◆ **WORK REQUIRED**:
Reproduce each line from the first in the data through the line that contains "const yTicks = [0, 500, 1000, 1500, 2000, 2500, 3000];" exactly; give nothing else.

◆ **SOURCE EXCERPT**:
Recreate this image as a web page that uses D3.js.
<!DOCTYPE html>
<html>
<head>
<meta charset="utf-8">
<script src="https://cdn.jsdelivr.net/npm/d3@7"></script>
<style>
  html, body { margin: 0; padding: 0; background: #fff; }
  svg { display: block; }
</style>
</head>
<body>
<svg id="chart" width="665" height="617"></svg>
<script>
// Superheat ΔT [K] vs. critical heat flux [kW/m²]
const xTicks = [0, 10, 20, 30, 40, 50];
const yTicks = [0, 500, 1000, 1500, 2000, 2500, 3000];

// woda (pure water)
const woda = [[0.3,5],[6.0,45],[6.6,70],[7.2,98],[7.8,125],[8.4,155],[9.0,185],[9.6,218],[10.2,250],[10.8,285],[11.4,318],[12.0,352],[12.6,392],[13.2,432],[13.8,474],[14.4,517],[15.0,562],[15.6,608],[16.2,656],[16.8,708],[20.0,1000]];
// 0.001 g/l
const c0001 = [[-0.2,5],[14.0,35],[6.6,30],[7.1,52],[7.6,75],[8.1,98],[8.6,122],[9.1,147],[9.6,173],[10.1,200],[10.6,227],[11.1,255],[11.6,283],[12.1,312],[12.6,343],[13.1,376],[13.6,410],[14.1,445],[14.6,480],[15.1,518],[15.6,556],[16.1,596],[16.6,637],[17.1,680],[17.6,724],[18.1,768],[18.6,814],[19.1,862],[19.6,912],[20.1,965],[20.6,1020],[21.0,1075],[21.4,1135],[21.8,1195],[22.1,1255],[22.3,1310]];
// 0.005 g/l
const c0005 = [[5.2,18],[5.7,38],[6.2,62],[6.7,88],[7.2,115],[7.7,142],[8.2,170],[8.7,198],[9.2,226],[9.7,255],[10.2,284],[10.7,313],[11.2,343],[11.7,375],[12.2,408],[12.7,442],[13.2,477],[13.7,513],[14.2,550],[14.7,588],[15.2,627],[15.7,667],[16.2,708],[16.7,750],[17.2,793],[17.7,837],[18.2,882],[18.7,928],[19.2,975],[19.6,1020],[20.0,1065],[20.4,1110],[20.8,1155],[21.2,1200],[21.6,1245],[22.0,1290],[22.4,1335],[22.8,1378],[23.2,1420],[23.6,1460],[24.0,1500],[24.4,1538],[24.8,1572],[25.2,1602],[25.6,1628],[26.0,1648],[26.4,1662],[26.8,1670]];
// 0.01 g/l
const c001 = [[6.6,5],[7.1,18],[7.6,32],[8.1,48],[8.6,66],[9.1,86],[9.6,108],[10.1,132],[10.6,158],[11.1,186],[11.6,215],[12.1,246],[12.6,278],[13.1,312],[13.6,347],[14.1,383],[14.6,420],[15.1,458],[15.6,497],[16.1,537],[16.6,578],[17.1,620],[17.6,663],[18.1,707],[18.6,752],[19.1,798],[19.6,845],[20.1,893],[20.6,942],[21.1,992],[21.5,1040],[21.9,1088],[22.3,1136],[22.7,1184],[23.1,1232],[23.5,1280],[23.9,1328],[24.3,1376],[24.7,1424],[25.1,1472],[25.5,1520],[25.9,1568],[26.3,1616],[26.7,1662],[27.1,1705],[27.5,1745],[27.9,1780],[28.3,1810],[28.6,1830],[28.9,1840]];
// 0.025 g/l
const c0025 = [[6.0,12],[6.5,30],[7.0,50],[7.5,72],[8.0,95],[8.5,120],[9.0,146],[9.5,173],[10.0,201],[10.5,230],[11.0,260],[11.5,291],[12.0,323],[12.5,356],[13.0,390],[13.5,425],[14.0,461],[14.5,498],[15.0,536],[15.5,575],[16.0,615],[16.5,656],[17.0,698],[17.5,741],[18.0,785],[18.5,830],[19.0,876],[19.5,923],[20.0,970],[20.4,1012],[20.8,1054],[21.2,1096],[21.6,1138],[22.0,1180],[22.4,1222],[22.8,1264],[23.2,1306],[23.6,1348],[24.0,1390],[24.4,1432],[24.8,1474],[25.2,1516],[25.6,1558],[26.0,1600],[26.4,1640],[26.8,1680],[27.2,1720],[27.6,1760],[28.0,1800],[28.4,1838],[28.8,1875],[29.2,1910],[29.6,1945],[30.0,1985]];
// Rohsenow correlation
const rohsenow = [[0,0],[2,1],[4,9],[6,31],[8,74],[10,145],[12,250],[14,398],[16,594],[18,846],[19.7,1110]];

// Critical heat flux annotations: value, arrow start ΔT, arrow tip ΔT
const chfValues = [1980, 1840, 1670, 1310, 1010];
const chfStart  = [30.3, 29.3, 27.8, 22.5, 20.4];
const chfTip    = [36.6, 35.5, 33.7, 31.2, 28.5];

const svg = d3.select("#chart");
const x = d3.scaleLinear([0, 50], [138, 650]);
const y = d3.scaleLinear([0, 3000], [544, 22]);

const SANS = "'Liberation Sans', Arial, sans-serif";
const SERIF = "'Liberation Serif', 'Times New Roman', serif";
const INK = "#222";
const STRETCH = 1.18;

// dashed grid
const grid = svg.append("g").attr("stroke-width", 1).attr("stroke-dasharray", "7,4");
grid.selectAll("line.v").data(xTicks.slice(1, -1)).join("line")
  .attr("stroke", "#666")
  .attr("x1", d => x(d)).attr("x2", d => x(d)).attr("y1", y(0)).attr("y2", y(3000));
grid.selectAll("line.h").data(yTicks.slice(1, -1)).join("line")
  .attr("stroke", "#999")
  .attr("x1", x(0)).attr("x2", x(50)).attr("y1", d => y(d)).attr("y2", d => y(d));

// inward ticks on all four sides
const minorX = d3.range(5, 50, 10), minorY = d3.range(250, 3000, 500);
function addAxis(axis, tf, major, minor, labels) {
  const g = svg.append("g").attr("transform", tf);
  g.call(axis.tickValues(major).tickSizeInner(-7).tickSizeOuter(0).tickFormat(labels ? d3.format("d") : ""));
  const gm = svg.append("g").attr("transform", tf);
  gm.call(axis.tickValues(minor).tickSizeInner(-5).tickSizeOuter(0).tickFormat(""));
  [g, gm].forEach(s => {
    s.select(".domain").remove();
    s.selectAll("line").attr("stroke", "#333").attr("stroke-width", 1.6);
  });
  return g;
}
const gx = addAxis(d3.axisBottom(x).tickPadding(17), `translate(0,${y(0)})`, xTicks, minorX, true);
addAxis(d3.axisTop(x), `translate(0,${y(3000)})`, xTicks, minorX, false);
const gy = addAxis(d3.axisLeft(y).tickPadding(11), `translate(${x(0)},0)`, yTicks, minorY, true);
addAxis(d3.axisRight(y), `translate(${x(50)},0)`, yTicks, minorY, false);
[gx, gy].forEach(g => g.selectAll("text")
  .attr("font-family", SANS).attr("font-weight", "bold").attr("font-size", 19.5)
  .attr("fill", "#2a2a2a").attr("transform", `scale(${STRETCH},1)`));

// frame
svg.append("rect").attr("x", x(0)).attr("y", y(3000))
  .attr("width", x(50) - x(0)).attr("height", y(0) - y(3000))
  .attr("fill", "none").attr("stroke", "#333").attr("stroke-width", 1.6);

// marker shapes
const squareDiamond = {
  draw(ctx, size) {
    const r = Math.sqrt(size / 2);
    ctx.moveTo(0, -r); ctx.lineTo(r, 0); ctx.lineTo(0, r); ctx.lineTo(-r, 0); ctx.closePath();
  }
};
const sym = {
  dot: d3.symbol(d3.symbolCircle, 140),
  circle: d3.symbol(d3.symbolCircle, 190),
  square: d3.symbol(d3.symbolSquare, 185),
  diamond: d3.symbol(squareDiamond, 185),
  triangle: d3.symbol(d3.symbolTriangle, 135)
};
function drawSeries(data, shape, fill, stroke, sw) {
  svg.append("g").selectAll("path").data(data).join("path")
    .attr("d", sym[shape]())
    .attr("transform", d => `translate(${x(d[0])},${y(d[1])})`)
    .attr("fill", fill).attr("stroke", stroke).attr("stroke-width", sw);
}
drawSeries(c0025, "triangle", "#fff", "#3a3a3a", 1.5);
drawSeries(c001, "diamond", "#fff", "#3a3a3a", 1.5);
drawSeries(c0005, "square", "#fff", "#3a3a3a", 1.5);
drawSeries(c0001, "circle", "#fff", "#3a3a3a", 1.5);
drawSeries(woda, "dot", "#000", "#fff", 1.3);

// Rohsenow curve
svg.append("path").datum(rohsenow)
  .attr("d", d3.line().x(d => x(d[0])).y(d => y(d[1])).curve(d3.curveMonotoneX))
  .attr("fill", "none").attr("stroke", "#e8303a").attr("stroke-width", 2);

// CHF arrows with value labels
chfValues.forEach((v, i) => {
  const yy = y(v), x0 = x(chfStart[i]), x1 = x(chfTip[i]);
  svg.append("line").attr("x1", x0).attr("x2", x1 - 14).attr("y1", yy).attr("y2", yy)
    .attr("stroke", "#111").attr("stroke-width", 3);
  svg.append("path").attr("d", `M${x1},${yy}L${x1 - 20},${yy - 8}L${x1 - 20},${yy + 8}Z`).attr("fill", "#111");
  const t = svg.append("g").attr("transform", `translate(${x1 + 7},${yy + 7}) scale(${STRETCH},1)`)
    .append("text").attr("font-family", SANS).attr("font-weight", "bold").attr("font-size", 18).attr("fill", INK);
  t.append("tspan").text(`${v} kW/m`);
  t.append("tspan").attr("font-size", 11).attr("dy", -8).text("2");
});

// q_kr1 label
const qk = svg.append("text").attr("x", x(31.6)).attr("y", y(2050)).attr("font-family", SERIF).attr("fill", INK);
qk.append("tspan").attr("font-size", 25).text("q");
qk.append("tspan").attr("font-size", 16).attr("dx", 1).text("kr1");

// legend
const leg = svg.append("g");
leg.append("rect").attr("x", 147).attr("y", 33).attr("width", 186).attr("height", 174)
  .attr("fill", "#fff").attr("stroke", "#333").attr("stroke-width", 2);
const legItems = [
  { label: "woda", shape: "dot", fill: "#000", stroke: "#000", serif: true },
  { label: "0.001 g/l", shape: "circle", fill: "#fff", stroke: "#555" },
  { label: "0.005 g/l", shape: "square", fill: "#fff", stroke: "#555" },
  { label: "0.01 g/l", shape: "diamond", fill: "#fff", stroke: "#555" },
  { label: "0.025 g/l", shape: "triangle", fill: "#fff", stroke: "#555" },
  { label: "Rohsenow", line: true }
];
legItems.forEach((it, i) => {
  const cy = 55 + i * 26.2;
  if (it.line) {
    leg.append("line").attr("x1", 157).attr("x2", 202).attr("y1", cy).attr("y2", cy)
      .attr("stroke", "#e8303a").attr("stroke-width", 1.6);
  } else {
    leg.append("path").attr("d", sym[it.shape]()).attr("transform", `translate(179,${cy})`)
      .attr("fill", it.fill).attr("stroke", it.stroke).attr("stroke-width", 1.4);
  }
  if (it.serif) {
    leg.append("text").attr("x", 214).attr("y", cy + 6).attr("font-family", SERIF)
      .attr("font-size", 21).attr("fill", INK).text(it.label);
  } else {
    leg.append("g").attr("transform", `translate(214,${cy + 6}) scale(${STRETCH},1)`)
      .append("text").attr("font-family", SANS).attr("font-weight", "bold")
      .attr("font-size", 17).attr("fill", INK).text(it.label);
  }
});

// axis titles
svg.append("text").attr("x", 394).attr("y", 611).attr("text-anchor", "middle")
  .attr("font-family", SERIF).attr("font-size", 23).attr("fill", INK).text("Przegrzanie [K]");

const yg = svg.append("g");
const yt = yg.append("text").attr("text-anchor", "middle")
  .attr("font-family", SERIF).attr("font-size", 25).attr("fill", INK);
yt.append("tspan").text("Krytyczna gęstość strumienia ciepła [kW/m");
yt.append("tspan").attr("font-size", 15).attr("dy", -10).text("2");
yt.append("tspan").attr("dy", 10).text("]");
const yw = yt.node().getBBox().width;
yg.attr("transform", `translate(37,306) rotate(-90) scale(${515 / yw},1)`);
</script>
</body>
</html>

◆ **THE REPLY**:
Recreate this image as a web page that uses D3.js.
<!DOCTYPE html>
<html>
<head>
<meta charset="utf-8">
<script src="https://cdn.jsdelivr.net/npm/d3@7"></script>
<style>
  html, body { margin: 0; padding: 0; background: #fff; }
  svg { display: block; }
</style>
</head>
<body>
<svg id="chart" width="665" height="617"></svg>
<script>
// Superheat ΔT [K] vs. critical heat flux [kW/m²]
const xTicks = [0, 10, 20, 30, 40, 50];
const yTicks = [0, 500, 1000, 1500, 2000, 2500, 3000];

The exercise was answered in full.